Written problem ::
Below is a listing to write out in full, exactly as given, without its pictures.

Information provided ::
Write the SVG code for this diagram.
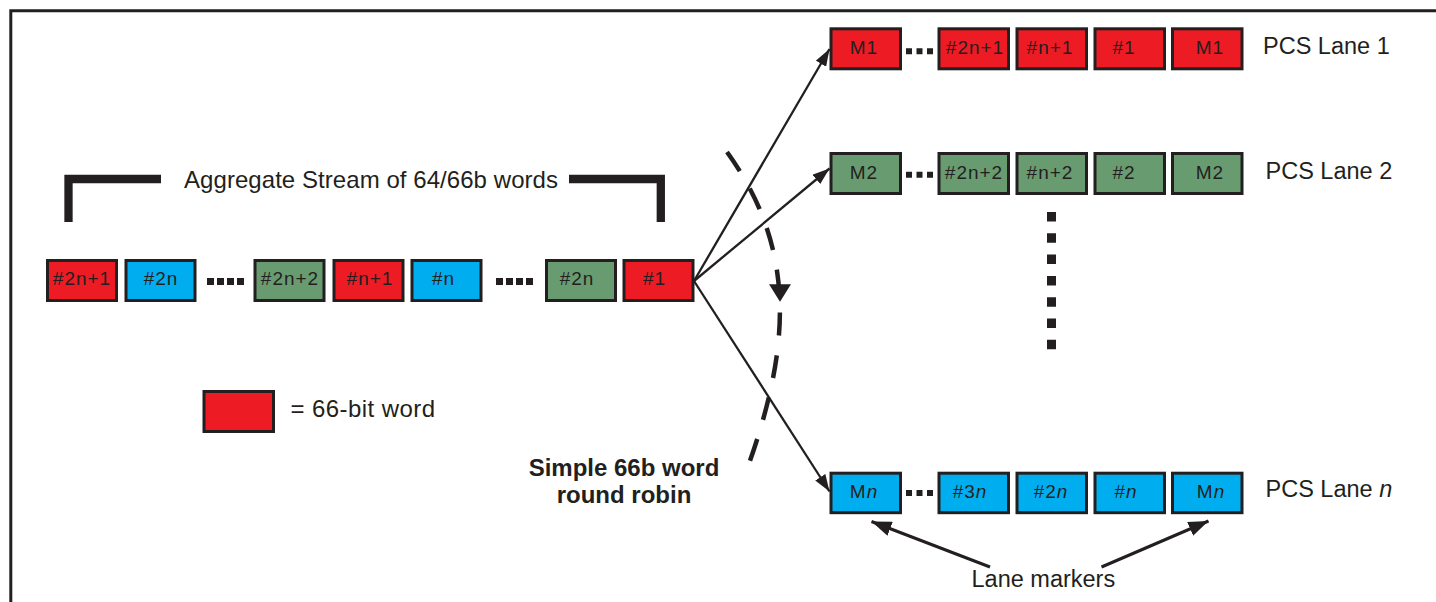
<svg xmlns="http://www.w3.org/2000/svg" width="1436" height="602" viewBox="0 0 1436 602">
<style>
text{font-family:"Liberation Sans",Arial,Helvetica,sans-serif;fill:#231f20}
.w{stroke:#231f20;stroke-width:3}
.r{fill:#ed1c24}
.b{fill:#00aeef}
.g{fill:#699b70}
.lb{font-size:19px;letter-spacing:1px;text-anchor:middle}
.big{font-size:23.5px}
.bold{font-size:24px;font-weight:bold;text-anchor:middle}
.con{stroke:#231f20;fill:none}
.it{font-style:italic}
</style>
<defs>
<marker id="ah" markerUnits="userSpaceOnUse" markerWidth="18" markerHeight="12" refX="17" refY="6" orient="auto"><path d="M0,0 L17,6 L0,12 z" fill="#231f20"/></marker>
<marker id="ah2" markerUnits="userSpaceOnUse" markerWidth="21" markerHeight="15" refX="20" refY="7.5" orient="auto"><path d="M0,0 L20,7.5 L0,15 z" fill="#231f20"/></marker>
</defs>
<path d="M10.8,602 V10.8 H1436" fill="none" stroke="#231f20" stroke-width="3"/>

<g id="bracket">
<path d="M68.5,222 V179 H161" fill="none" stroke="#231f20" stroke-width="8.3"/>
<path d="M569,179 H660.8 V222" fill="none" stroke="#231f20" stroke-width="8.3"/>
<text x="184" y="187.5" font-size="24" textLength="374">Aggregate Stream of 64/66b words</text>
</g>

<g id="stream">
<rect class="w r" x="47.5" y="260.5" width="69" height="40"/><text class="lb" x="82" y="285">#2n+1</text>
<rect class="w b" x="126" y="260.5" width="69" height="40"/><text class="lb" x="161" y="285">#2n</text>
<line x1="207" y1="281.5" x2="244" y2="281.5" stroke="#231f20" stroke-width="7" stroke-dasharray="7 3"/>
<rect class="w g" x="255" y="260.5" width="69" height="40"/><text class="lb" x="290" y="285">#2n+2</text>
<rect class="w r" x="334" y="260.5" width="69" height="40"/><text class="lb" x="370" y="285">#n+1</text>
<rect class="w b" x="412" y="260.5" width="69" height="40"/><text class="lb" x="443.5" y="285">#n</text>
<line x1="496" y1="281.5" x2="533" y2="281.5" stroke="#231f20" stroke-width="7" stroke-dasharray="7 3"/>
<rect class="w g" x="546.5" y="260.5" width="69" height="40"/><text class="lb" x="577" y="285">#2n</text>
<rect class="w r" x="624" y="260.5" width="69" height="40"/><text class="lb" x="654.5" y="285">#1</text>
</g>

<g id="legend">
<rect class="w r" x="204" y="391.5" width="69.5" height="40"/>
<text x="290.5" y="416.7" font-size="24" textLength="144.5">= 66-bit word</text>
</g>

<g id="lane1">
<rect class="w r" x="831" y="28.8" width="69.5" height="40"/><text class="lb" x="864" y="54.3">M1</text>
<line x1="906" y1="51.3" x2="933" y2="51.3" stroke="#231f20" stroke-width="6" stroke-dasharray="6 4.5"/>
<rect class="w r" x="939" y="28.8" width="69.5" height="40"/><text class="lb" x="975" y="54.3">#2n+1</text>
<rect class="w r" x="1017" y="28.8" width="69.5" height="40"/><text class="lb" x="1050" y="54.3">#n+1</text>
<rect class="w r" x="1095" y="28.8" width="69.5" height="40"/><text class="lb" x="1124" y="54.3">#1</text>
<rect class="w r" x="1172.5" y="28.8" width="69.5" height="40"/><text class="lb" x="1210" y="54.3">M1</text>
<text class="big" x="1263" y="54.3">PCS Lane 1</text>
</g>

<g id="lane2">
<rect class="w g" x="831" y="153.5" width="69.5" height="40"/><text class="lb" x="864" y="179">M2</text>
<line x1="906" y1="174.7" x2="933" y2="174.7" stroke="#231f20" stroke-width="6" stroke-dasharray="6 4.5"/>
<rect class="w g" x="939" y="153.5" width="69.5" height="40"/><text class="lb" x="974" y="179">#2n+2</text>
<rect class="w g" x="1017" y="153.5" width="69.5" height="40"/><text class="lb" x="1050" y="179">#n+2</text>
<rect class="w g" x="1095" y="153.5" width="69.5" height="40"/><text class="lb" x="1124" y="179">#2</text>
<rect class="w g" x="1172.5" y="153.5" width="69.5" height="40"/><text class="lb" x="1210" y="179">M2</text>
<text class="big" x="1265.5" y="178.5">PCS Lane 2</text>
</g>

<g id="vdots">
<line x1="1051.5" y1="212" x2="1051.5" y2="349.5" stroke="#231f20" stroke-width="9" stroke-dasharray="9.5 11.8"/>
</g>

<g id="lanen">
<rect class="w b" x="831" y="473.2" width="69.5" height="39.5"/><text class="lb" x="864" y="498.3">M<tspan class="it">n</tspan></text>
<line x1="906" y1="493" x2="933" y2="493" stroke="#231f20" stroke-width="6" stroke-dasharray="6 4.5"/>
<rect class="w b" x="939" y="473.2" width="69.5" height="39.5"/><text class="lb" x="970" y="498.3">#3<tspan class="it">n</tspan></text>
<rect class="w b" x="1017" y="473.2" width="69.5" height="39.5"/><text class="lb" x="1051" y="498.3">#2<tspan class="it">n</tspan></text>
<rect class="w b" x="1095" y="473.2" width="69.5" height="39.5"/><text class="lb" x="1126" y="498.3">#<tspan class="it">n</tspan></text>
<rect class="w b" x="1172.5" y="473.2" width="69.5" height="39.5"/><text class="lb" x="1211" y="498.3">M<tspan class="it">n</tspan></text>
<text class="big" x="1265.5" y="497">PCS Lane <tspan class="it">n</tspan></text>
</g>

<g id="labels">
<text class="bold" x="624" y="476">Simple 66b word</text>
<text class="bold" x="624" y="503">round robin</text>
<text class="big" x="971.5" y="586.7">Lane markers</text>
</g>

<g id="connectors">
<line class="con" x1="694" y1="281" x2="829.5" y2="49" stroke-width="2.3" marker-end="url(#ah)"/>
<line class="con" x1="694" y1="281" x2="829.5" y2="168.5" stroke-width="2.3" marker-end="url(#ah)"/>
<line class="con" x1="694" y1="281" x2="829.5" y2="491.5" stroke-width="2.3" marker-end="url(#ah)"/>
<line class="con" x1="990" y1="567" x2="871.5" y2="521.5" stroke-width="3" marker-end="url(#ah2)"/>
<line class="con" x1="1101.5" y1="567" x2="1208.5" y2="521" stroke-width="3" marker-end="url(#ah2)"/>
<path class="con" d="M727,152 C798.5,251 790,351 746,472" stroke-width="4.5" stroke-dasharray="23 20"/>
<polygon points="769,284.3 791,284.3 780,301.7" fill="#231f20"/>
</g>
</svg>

Output below ::
Write the SVG code for this diagram.
<svg xmlns="http://www.w3.org/2000/svg" width="1436" height="602" viewBox="0 0 1436 602">
<style>
text{font-family:"Liberation Sans",Arial,Helvetica,sans-serif;fill:#231f20}
.w{stroke:#231f20;stroke-width:3}
.r{fill:#ed1c24}
.b{fill:#00aeef}
.g{fill:#699b70}
.lb{font-size:19px;letter-spacing:1px;text-anchor:middle}
.big{font-size:23.5px}
.bold{font-size:24px;font-weight:bold;text-anchor:middle}
.con{stroke:#231f20;fill:none}
.it{font-style:italic}
</style>
<defs>
<marker id="ah" markerUnits="userSpaceOnUse" markerWidth="18" markerHeight="12" refX="17" refY="6" orient="auto"><path d="M0,0 L17,6 L0,12 z" fill="#231f20"/></marker>
<marker id="ah2" markerUnits="userSpaceOnUse" markerWidth="21" markerHeight="15" refX="20" refY="7.5" orient="auto"><path d="M0,0 L20,7.5 L0,15 z" fill="#231f20"/></marker>
</defs>
<path d="M10.8,602 V10.8 H1436" fill="none" stroke="#231f20" stroke-width="3"/>

<g id="bracket">
<path d="M68.5,222 V179 H161" fill="none" stroke="#231f20" stroke-width="8.3"/>
<path d="M569,179 H660.8 V222" fill="none" stroke="#231f20" stroke-width="8.3"/>
<text x="184" y="187.5" font-size="24" textLength="374">Aggregate Stream of 64/66b words</text>
</g>

<g id="stream">
<rect class="w r" x="47.5" y="260.5" width="69" height="40"/><text class="lb" x="82" y="285">#2n+1</text>
<rect class="w b" x="126" y="260.5" width="69" height="40"/><text class="lb" x="161" y="285">#2n</text>
<line x1="207" y1="281.5" x2="244" y2="281.5" stroke="#231f20" stroke-width="7" stroke-dasharray="7 3"/>
<rect class="w g" x="255" y="260.5" width="69" height="40"/><text class="lb" x="290" y="285">#2n+2</text>
<rect class="w r" x="334" y="260.5" width="69" height="40"/><text class="lb" x="370" y="285">#n+1</text>
<rect class="w b" x="412" y="260.5" width="69" height="40"/><text class="lb" x="443.5" y="285">#n</text>
<line x1="496" y1="281.5" x2="533" y2="281.5" stroke="#231f20" stroke-width="7" stroke-dasharray="7 3"/>
<rect class="w g" x="546.5" y="260.5" width="69" height="40"/><text class="lb" x="577" y="285">#2n</text>
<rect class="w r" x="624" y="260.5" width="69" height="40"/><text class="lb" x="654.5" y="285">#1</text>
</g>

<g id="legend">
<rect class="w r" x="204" y="391.5" width="69.5" height="40"/>
<text x="290.5" y="416.7" font-size="24" textLength="144.5">= 66-bit word</text>
</g>

<g id="lane1">
<rect class="w r" x="831" y="28.8" width="69.5" height="40"/><text class="lb" x="864" y="54.3">M1</text>
<line x1="906" y1="51.3" x2="933" y2="51.3" stroke="#231f20" stroke-width="6" stroke-dasharray="6 4.5"/>
<rect class="w r" x="939" y="28.8" width="69.5" height="40"/><text class="lb" x="975" y="54.3">#2n+1</text>
<rect class="w r" x="1017" y="28.8" width="69.5" height="40"/><text class="lb" x="1050" y="54.3">#n+1</text>
<rect class="w r" x="1095" y="28.8" width="69.5" height="40"/><text class="lb" x="1124" y="54.3">#1</text>
<rect class="w r" x="1172.5" y="28.8" width="69.5" height="40"/><text class="lb" x="1210" y="54.3">M1</text>
<text class="big" x="1263" y="54.3">PCS Lane 1</text>
</g>

<g id="lane2">
<rect class="w g" x="831" y="153.5" width="69.5" height="40"/><text class="lb" x="864" y="179">M2</text>
<line x1="906" y1="174.7" x2="933" y2="174.7" stroke="#231f20" stroke-width="6" stroke-dasharray="6 4.5"/>
<rect class="w g" x="939" y="153.5" width="69.5" height="40"/><text class="lb" x="974" y="179">#2n+2</text>
<rect class="w g" x="1017" y="153.5" width="69.5" height="40"/><text class="lb" x="1050" y="179">#n+2</text>
<rect class="w g" x="1095" y="153.5" width="69.5" height="40"/><text class="lb" x="1124" y="179">#2</text>
<rect class="w g" x="1172.5" y="153.5" width="69.5" height="40"/><text class="lb" x="1210" y="179">M2</text>
<text class="big" x="1265.5" y="178.5">PCS Lane 2</text>
</g>

<g id="vdots">
<line x1="1051.5" y1="212" x2="1051.5" y2="349.5" stroke="#231f20" stroke-width="9" stroke-dasharray="9.5 11.8"/>
</g>

<g id="lanen">
<rect class="w b" x="831" y="473.2" width="69.5" height="39.5"/><text class="lb" x="864" y="498.3">M<tspan class="it">n</tspan></text>
<line x1="906" y1="493" x2="933" y2="493" stroke="#231f20" stroke-width="6" stroke-dasharray="6 4.5"/>
<rect class="w b" x="939" y="473.2" width="69.5" height="39.5"/><text class="lb" x="970" y="498.3">#3<tspan class="it">n</tspan></text>
<rect class="w b" x="1017" y="473.2" width="69.5" height="39.5"/><text class="lb" x="1051" y="498.3">#2<tspan class="it">n</tspan></text>
<rect class="w b" x="1095" y="473.2" width="69.5" height="39.5"/><text class="lb" x="1126" y="498.3">#<tspan class="it">n</tspan></text>
<rect class="w b" x="1172.5" y="473.2" width="69.5" height="39.5"/><text class="lb" x="1211" y="498.3">M<tspan class="it">n</tspan></text>
<text class="big" x="1265.5" y="497">PCS Lane <tspan class="it">n</tspan></text>
</g>

<g id="labels">
<text class="bold" x="624" y="476">Simple 66b word</text>
<text class="bold" x="624" y="503">round robin</text>
<text class="big" x="971.5" y="586.7">Lane markers</text>
</g>

<g id="connectors">
<line class="con" x1="694" y1="281" x2="829.5" y2="49" stroke-width="2.3" marker-end="url(#ah)"/>
<line class="con" x1="694" y1="281" x2="829.5" y2="168.5" stroke-width="2.3" marker-end="url(#ah)"/>
<line class="con" x1="694" y1="281" x2="829.5" y2="491.5" stroke-width="2.3" marker-end="url(#ah)"/>
<line class="con" x1="990" y1="567" x2="871.5" y2="521.5" stroke-width="3" marker-end="url(#ah2)"/>
<line class="con" x1="1101.5" y1="567" x2="1208.5" y2="521" stroke-width="3" marker-end="url(#ah2)"/>
<path class="con" d="M727,152 C798.5,251 790,351 746,472" stroke-width="4.5" stroke-dasharray="23 20"/>
<polygon points="769,284.3 791,284.3 780,301.7" fill="#231f20"/>
</g>
</svg>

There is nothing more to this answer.